# STORED DATA
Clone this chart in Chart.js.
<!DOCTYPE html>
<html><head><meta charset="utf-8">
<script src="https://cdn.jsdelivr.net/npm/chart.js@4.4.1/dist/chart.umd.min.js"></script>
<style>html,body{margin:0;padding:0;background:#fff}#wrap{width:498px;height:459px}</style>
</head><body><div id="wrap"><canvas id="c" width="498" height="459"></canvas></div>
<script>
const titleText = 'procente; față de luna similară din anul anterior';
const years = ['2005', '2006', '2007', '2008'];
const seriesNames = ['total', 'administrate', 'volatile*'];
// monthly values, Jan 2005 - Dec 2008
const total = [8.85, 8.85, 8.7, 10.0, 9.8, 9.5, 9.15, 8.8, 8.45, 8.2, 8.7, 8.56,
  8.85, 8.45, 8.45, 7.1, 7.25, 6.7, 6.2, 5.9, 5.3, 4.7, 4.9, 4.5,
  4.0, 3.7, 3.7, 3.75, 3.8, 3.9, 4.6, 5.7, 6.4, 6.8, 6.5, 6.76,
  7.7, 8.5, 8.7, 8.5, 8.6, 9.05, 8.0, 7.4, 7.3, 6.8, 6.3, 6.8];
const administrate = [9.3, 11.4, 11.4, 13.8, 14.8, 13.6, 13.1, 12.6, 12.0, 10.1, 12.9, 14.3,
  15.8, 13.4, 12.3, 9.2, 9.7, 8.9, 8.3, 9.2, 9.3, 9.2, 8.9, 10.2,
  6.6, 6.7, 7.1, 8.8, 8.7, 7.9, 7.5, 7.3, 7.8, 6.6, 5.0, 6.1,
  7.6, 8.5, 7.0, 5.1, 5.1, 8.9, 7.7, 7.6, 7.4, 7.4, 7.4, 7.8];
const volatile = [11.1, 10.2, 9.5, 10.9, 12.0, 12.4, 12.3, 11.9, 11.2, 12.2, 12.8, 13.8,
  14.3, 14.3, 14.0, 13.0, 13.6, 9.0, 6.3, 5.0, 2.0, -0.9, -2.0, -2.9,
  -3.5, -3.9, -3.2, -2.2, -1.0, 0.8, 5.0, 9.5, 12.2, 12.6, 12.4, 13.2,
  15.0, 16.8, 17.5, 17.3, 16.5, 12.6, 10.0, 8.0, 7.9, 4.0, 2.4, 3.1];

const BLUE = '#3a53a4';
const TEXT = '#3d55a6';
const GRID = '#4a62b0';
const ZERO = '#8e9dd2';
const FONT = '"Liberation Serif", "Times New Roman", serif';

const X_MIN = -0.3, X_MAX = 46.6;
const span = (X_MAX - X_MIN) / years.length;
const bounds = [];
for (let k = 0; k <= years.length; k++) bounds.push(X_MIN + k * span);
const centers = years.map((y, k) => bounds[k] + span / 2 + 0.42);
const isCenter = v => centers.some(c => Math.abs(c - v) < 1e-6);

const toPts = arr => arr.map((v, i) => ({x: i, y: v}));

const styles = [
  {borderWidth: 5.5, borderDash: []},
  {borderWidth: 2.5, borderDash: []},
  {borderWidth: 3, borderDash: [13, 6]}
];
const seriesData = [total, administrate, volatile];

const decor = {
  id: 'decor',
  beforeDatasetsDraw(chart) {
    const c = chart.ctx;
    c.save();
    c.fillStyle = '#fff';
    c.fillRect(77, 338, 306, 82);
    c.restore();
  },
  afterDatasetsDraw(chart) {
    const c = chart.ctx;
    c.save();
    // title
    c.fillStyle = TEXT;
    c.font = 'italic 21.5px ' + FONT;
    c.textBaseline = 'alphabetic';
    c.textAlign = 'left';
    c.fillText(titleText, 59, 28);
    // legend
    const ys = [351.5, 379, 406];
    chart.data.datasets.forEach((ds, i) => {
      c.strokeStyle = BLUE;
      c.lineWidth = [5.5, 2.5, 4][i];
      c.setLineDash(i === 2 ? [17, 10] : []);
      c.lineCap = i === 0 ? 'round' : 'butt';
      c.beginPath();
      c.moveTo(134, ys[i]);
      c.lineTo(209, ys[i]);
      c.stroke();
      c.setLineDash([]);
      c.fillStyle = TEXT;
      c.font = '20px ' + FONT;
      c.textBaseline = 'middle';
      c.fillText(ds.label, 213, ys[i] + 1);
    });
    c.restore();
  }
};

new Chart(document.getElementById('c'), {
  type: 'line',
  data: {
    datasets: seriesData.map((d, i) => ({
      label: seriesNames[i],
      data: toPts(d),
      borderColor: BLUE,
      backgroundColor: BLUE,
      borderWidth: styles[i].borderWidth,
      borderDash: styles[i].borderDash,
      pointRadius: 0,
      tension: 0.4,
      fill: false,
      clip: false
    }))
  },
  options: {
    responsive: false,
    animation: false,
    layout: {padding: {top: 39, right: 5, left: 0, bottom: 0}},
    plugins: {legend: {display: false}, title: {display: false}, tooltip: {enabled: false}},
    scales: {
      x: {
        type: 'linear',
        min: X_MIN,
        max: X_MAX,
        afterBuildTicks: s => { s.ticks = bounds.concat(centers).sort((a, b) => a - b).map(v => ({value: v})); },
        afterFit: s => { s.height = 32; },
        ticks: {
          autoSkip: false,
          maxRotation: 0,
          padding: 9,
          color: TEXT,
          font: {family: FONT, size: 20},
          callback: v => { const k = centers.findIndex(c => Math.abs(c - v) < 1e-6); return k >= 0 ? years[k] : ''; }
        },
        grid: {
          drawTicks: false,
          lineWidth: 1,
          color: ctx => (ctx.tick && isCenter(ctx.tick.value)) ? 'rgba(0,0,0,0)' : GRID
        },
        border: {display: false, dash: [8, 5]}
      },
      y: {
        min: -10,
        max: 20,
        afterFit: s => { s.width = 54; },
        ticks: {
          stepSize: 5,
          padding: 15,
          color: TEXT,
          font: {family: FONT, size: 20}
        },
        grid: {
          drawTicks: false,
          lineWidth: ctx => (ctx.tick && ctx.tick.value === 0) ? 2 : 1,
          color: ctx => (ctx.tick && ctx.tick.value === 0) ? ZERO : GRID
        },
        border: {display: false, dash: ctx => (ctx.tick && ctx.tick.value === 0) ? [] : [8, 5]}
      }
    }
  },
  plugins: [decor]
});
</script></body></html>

# REQUIREMENTS
Reproduce each line verbatim.

# SOLUTION FOR THIS TASK
Clone this chart in Chart.js.
<!DOCTYPE html>
<html><head><meta charset="utf-8">
<script src="https://cdn.jsdelivr.net/npm/chart.js@4.4.1/dist/chart.umd.min.js"></script>
<style>html,body{margin:0;padding:0;background:#fff}#wrap{width:498px;height:459px}</style>
</head><body><div id="wrap"><canvas id="c" width="498" height="459"></canvas></div>
<script>
const titleText = 'procente; față de luna similară din anul anterior';
const years = ['2005', '2006', '2007', '2008'];
const seriesNames = ['total', 'administrate', 'volatile*'];
// monthly values, Jan 2005 - Dec 2008
const total = [8.85, 8.85, 8.7, 10.0, 9.8, 9.5, 9.15, 8.8, 8.45, 8.2, 8.7, 8.56,
  8.85, 8.45, 8.45, 7.1, 7.25, 6.7, 6.2, 5.9, 5.3, 4.7, 4.9, 4.5,
  4.0, 3.7, 3.7, 3.75, 3.8, 3.9, 4.6, 5.7, 6.4, 6.8, 6.5, 6.76,
  7.7, 8.5, 8.7, 8.5, 8.6, 9.05, 8.0, 7.4, 7.3, 6.8, 6.3, 6.8];
const administrate = [9.3, 11.4, 11.4, 13.8, 14.8, 13.6, 13.1, 12.6, 12.0, 10.1, 12.9, 14.3,
  15.8, 13.4, 12.3, 9.2, 9.7, 8.9, 8.3, 9.2, 9.3, 9.2, 8.9, 10.2,
  6.6, 6.7, 7.1, 8.8, 8.7, 7.9, 7.5, 7.3, 7.8, 6.6, 5.0, 6.1,
  7.6, 8.5, 7.0, 5.1, 5.1, 8.9, 7.7, 7.6, 7.4, 7.4, 7.4, 7.8];
const volatile = [11.1, 10.2, 9.5, 10.9, 12.0, 12.4, 12.3, 11.9, 11.2, 12.2, 12.8, 13.8,
  14.3, 14.3, 14.0, 13.0, 13.6, 9.0, 6.3, 5.0, 2.0, -0.9, -2.0, -2.9,
  -3.5, -3.9, -3.2, -2.2, -1.0, 0.8, 5.0, 9.5, 12.2, 12.6, 12.4, 13.2,
  15.0, 16.8, 17.5, 17.3, 16.5, 12.6, 10.0, 8.0, 7.9, 4.0, 2.4, 3.1];

const BLUE = '#3a53a4';
const TEXT = '#3d55a6';
const GRID = '#4a62b0';
const ZERO = '#8e9dd2';
const FONT = '"Liberation Serif", "Times New Roman", serif';

const X_MIN = -0.3, X_MAX = 46.6;
const span = (X_MAX - X_MIN) / years.length;
const bounds = [];
for (let k = 0; k <= years.length; k++) bounds.push(X_MIN + k * span);
const centers = years.map((y, k) => bounds[k] + span / 2 + 0.42);
const isCenter = v => centers.some(c => Math.abs(c - v) < 1e-6);

const toPts = arr => arr.map((v, i) => ({x: i, y: v}));

const styles = [
  {borderWidth: 5.5, borderDash: []},
  {borderWidth: 2.5, borderDash: []},
  {borderWidth: 3, borderDash: [13, 6]}
];
const seriesData = [total, administrate, volatile];

const decor = {
  id: 'decor',
  beforeDatasetsDraw(chart) {
    const c = chart.ctx;
    c.save();
    c.fillStyle = '#fff';
    c.fillRect(77, 338, 306, 82);
    c.restore();
  },
  afterDatasetsDraw(chart) {
    const c = chart.ctx;
    c.save();
    // title
    c.fillStyle = TEXT;
    c.font = 'italic 21.5px ' + FONT;
    c.textBaseline = 'alphabetic';
    c.textAlign = 'left';
    c.fillText(titleText, 59, 28);
    // legend
    const ys = [351.5, 379, 406];
    chart.data.datasets.forEach((ds, i) => {
      c.strokeStyle = BLUE;
      c.lineWidth = [5.5, 2.5, 4][i];
      c.setLineDash(i === 2 ? [17, 10] : []);
      c.lineCap = i === 0 ? 'round' : 'butt';
      c.beginPath();
      c.moveTo(134, ys[i]);
      c.lineTo(209, ys[i]);
      c.stroke();
      c.setLineDash([]);
      c.fillStyle = TEXT;
      c.font = '20px ' + FONT;
      c.textBaseline = 'middle';
      c.fillText(ds.label, 213, ys[i] + 1);
    });
    c.restore();
  }
};

new Chart(document.getElementById('c'), {
  type: 'line',
  data: {
    datasets: seriesData.map((d, i) => ({
      label: seriesNames[i],
      data: toPts(d),
      borderColor: BLUE,
      backgroundColor: BLUE,
      borderWidth: styles[i].borderWidth,
      borderDash: styles[i].borderDash,
      pointRadius: 0,
      tension: 0.4,
      fill: false,
      clip: false
    }))
  },
  options: {
    responsive: false,
    animation: false,
    layout: {padding: {top: 39, right: 5, left: 0, bottom: 0}},
    plugins: {legend: {display: false}, title: {display: false}, tooltip: {enabled: false}},
    scales: {
      x: {
        type: 'linear',
        min: X_MIN,
        max: X_MAX,
        afterBuildTicks: s => { s.ticks = bounds.concat(centers).sort((a, b) => a - b).map(v => ({value: v})); },
        afterFit: s => { s.height = 32; },
        ticks: {
          autoSkip: false,
          maxRotation: 0,
          padding: 9,
          color: TEXT,
          font: {family: FONT, size: 20},
          callback: v => { const k = centers.findIndex(c => Math.abs(c - v) < 1e-6); return k >= 0 ? years[k] : ''; }
        },
        grid: {
          drawTicks: false,
          lineWidth: 1,
          color: ctx => (ctx.tick && isCenter(ctx.tick.value)) ? 'rgba(0,0,0,0)' : GRID
        },
        border: {display: false, dash: [8, 5]}
      },
      y: {
        min: -10,
        max: 20,
        afterFit: s => { s.width = 54; },
        ticks: {
          stepSize: 5,
          padding: 15,
          color: TEXT,
          font: {family: FONT, size: 20}
        },
        grid: {
          drawTicks: false,
          lineWidth: ctx => (ctx.tick && ctx.tick.value === 0) ? 2 : 1,
          color: ctx => (ctx.tick && ctx.tick.value === 0) ? ZERO : GRID
        },
        border: {display: false, dash: ctx => (ctx.tick && ctx.tick.value === 0) ? [] : [8, 5]}
      }
    }
  },
  plugins: [decor]
});
</script></body></html>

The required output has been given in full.